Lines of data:
====

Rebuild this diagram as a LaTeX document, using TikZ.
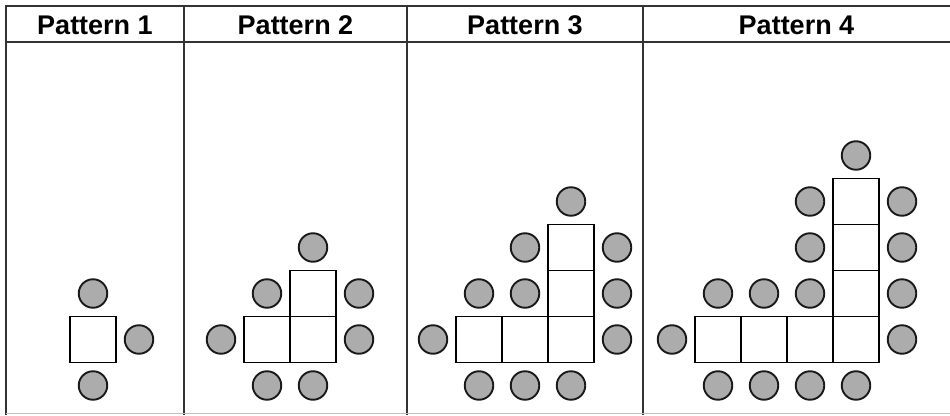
\documentclass[tikz,border=0pt]{standalone}
\usepackage{fontspec}
\setmainfont{Liberation Sans}

\begin{document}
\begin{tikzpicture}[
x=1pt, y=1pt
]

% =====================================================
% Styles
% =====================================================

\tikzstyle{tableline} =
[draw=black!80,
line width=1.7pt]

\tikzstyle{header} =
[font=\bfseries\fontsize{27}{30}\selectfont,
inner sep=0pt]

\tikzstyle{tile} =
[rectangle,
draw=black,
line width=1.8pt,
minimum size=46pt,
inner sep=0pt]

\tikzstyle{counter} =
[circle,
draw=black!90,
fill=gray!65,
line width=1.9pt,
minimum size=28.5pt,
inner sep=0pt]

\useasboundingbox (0,0) rectangle (950,415);

% =====================================================
% Table
% =====================================================

\draw [tableline] (950,409) -- (6,409) -- (6,0);

\draw [tableline] (6,373) -- (950,373);

\foreach \x in {184,407,643}
\draw [tableline] (\x,409) -- (\x,0);

\draw [black!25, line width=0.8pt] (6,2) -- (950,2);

% =====================================================
% Headers
% =====================================================

\node (head1) [header, anchor=base] at (95,380) {Pattern 1};

\node (head2) [header, anchor=base] at (295.5,380) {Pattern 2};

\node (head3) [header, anchor=base] at (525,380) {Pattern 3};

\node (head4) [header, anchor=base] at (796.5,380) {Pattern 4};

% =====================================================
% Pattern 1
% =====================================================

\begin{scope}[shift={(70pt,52.5pt)}, x=46pt, y=46pt]
\foreach \i/\j [count=\k] in {0/0}
\node (p1tile\k) [tile] at (\i+0.5,\j+0.5) {};
\foreach \i/\j [count=\k] in {0/1, 1/0, 0/-1}
\node (p1dot\k) [counter] at (\i+0.5,\j+0.5) {};
\end{scope}

% =====================================================
% Pattern 2
% =====================================================

\begin{scope}[shift={(244pt,52.5pt)}, x=46pt, y=46pt]
\foreach \i/\j [count=\k] in {0/0, 1/0, 1/1}
\node (p2tile\k) [tile] at (\i+0.5,\j+0.5) {};
\foreach \i/\j [count=\k] in {1/2, 0/1, 2/1, 2/0, -1/0, 0/-1, 1/-1}
\node (p2dot\k) [counter] at (\i+0.5,\j+0.5) {};
\end{scope}

% =====================================================
% Pattern 3
% =====================================================

\begin{scope}[shift={(456pt,52.5pt)}, x=46pt, y=46pt]
\foreach \i/\j [count=\k] in {0/0, 1/0, 2/0, 2/1, 2/2}
\node (p3tile\k) [tile] at (\i+0.5,\j+0.5) {};
\foreach \i/\j [count=\k] in {2/3, 1/2, 0/1, 1/1, 3/2, 3/1, 3/0,
-1/0, 0/-1, 1/-1, 2/-1}
\node (p3dot\k) [counter] at (\i+0.5,\j+0.5) {};
\end{scope}

% =====================================================
% Pattern 4
% =====================================================

\begin{scope}[shift={(695pt,52.5pt)}, x=46pt, y=46pt]
\foreach \i/\j [count=\k] in {0/0, 1/0, 2/0, 3/0, 3/1, 3/2, 3/3}
\node (p4tile\k) [tile] at (\i+0.5,\j+0.5) {};
\foreach \i/\j [count=\k] in {3/4, 2/3, 2/2, 0/1, 1/1, 2/1,
4/3, 4/2, 4/1, 4/0, -1/0, 0/-1, 1/-1, 2/-1, 3/-1}
\node (p4dot\k) [counter] at (\i+0.5,\j+0.5) {};
\end{scope}

\end{tikzpicture}
\end{document}
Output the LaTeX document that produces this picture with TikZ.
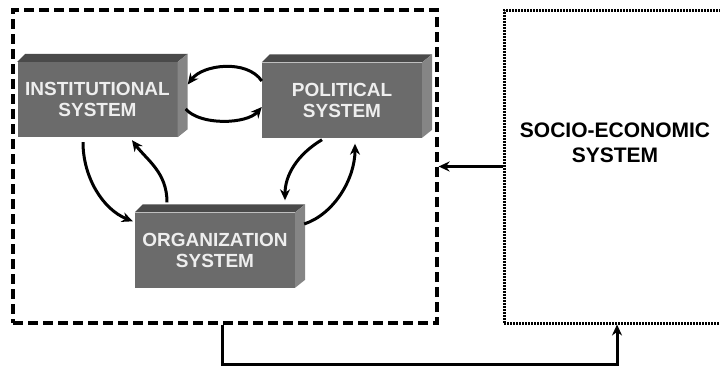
\documentclass[tikz,border=0pt]{standalone}
\usepackage{fontspec}
\setmainfont{Liberation Sans}
\usetikzlibrary{arrows.meta}
\definecolor{frontc}{HTML}{6B6B6B}
\definecolor{topc}{HTML}{4A4A4A}
\definecolor{sidec}{HTML}{858585}
\definecolor{txtc}{HTML}{EEEEEE}
\newcommand\boxfaces[1]{%
 \fill[topc] (#1.north west) -- ++(8,-8) -- ([shift={(10,-8)}]#1.north east) -- (#1.north east) -- cycle;
 \fill[sidec] (#1.north east) -- ++(10,-8) -- ([shift={(10,-8)}]#1.south east) -- (#1.south east) -- cycle;}
\begin{document}
\begin{tikzpicture}[x=1pt,y=-1pt,
 sysbox/.style={rectangle, fill=frontc, minimum width=160pt, minimum height=75pt, inner sep=0pt, text=txtc, font=\fontsize{19}{21}\selectfont\bfseries, align=center},
 framebox/.style={draw, inner sep=0pt, minimum height=313pt},
 cyc/.style={line width=3pt, -{Stealth[length=11pt,width=10pt]}},
 link/.style={line width=3pt, -{Stealth[length=11pt,width=10pt]}}]
\useasboundingbox (0,0) rectangle (720,367);
\node[framebox, dash pattern=on 10pt off 5pt, line width=3.2pt, minimum width=424pt] (outer) at (225,166.5) {};
\node[framebox, dash pattern=on 1.7pt off 1.3pt, line width=3pt, minimum width=222pt] (seco) at (615,166.5) {};
\node[font=\fontsize{21}{25}\selectfont\bfseries, align=center] (socio) at (615,143) {SOCIO-ECONOMIC\\SYSTEM};
\node[sysbox] (inst) at (97.5,99.5) {INSTITUTIONAL\\SYSTEM};
\node[sysbox] (pol) at (342,100) {POLITICAL\\SYSTEM};
\node[sysbox] (org) at (215,250) {ORGANIZATION\\SYSTEM};
\boxfaces{inst}
\boxfaces{pol}
\boxfaces{org}
\draw[cyc] ([shift={(0,-19)}]pol.west) .. controls +(-15,-22) and +(15,-20) .. ([shift={(10,-15)}]inst.east);
\draw[cyc] ([shift={(8,9.5)}]inst.east) .. controls +(15,17) and +(-15,17) .. ([shift={(0,7)}]pol.west);
\draw[cyc] ([shift={(-14.5,5)}]inst.south) .. controls +(0,35) and +(-30,-12) .. ([shift={(-2,9)}]org.north west);
\draw[cyc] ([shift={(-48,-10)}]org.north) .. controls +(0,-30) and +(15,20) .. ([shift={(34.5,3)}]inst.south);
\draw[cyc] ([shift={(-20,2)}]pol.south) .. controls +(-25,15) and +(0,-25) .. ([shift={(70,-12)}]org.north);
\draw[cyc] ([shift={(9,-26)}]org.east) .. controls +(30,-10) and +(0,35) .. ([shift={(13,6)}]pol.south);
\draw[link] (seco.west) -- (outer.east);
\draw[link] ([xshift=-3pt]outer.south) -- ++(0,40) -| ([xshift=2pt]seco.south);
\end{tikzpicture}
\end{document}
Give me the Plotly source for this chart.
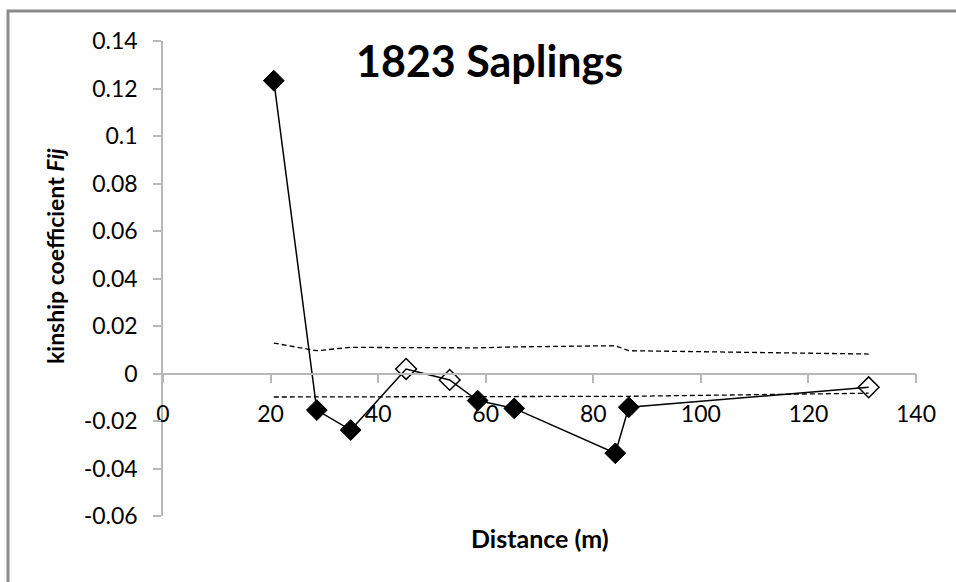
import plotly.graph_objects as go

distance = [20.6, 28.6, 34.9, 45.2, 53.3, 58.5, 65.3, 84.1, 86.6, 131.2]
fij = [0.1233, -0.0154, -0.0238, 0.0019, -0.0027, -0.0114, -0.0147, -0.0336, -0.0142, -0.0058]
significant = [True, True, True, False, False, True, True, True, True, False]
upper_ci = [0.0128, 0.0096, 0.0110, 0.0110, 0.0110, 0.0108, 0.0112, 0.0117, 0.0096, 0.0082]
lower_ci = [-0.0099, -0.0099, -0.0098, -0.0097, -0.0097, -0.0097, -0.0096, -0.0097, -0.0096, -0.0083]

y_ticks = [-0.06, -0.04, -0.02, 0, 0.02, 0.04, 0.06, 0.08, 0.1, 0.12, 0.14]
y_ticktext = ["-0.06", "-0.04", "-0.02", "0", "0.02", "0.04", "0.06", "0.08", "0.1", "0.12", "0.14"]
x_ticks = [0, 20, 40, 60, 80, 100, 120, 140]

FONT = "Lato"
W, H = 956, 582
L, R, T, B = 163, 40, 41, 66
pw, ph = W - L - R, H - T - B

def px(xp):
    return (xp - L) / pw

def py(yp):
    return (H - B - yp) / ph

fig = go.Figure()

fig.add_trace(go.Scatter(x=distance, y=upper_ci, mode="lines",
                         line=dict(color="black", width=1.3, dash="5px,3px"),
                         showlegend=False, hoverinfo="skip"))
fig.add_trace(go.Scatter(x=distance, y=lower_ci, mode="lines",
                         line=dict(color="black", width=1.3, dash="5px,3px"),
                         showlegend=False, hoverinfo="skip"))
fig.add_trace(go.Scatter(x=distance, y=fij, mode="lines",
                         line=dict(color="black", width=1.5),
                         showlegend=False))

sx = [d for d, s in zip(distance, significant) if s]
sy = [f for f, s in zip(fij, significant) if s]
nx = [d for d, s in zip(distance, significant) if not s]
ny = [f for f, s in zip(fij, significant) if not s]

fig.add_trace(go.Scatter(x=sx, y=sy, mode="markers",
                         marker=dict(symbol="diamond", size=16, color="black",
                                     line=dict(color="black", width=1)),
                         showlegend=False))
fig.add_trace(go.Scatter(x=nx, y=ny, mode="markers",
                         marker=dict(symbol="diamond-open", size=16, color="black",
                                     line=dict(color="black", width=1.5)),
                         showlegend=False))

fig.update_layout(
    width=W, height=H,
    margin=dict(l=L, r=R, t=T, b=B),
    paper_bgcolor="white", plot_bgcolor="white",
    font=dict(family=FONT, color="black", size=23),
    xaxis=dict(range=[0, 140], tickvals=x_ticks, showgrid=False, zeroline=False,
               showline=True, linecolor="#b8b8b8", linewidth=1.5,
               ticks="outside", ticklen=9, tickcolor="#b8b8b8", tickwidth=1.5,
               anchor="free", position=0.3, ticklabelstandoff=11,
               tickfont=dict(family=FONT, size=23, color="black")),
    yaxis=dict(range=[-0.06, 0.14], tickvals=y_ticks, ticktext=y_ticktext,
               showgrid=False, zeroline=False,
               showline=True, linecolor="#b8b8b8", linewidth=1.5,
               ticks="outside", ticklen=8, tickcolor="#b8b8b8", tickwidth=1.5,
               ticklabelstandoff=11,
               tickfont=dict(family=FONT, size=23, color="black")),
    shapes=[dict(type="rect", xref="paper", yref="paper",
                 x0=px(8), x1=1.3, y0=-0.4, y1=py(11),
                 line=dict(color="#8a8a8a", width=3), fillcolor="rgba(0,0,0,0)")],
    annotations=[
        dict(text="<b>1823 Saplings</b>", xref="paper", yref="paper",
             x=px(489), y=py(60), showarrow=False, xanchor="center", yanchor="middle",
             font=dict(family=FONT, size=43, color="black")),
        dict(text="<b>Distance (m)</b>", xref="paper", yref="paper",
             x=px(540), y=py(538), showarrow=False, xanchor="center", yanchor="middle",
             font=dict(family=FONT, size=25, color="black")),
        dict(text="<b>kinship coefficient <i>Fij</i></b>", xref="paper", yref="paper",
             x=px(55), y=py(256), showarrow=False, xanchor="center", yanchor="middle",
             textangle=-90, font=dict(family=FONT, size=23, color="black")),
    ],
)

fig.write_html("out.html")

====

■ **WHAT IS NEEDED**
Your first line is the one with "Give me the Plotly source for this chart.", and your last is the one with "-0.0097, -0.0096, -0.0083]". Copy those and every line between them exactly, without any pictures.

■ **RESPONSE BELOW**
Give me the Plotly source for this chart.
import plotly.graph_objects as go

distance = [20.6, 28.6, 34.9, 45.2, 53.3, 58.5, 65.3, 84.1, 86.6, 131.2]
fij = [0.1233, -0.0154, -0.0238, 0.0019, -0.0027, -0.0114, -0.0147, -0.0336, -0.0142, -0.0058]
significant = [True, True, True, False, False, True, True, True, True, False]
upper_ci = [0.0128, 0.0096, 0.0110, 0.0110, 0.0110, 0.0108, 0.0112, 0.0117, 0.0096, 0.0082]
lower_ci = [-0.0099, -0.0099, -0.0098, -0.0097, -0.0097, -0.0097, -0.0096, -0.0097, -0.0096, -0.0083]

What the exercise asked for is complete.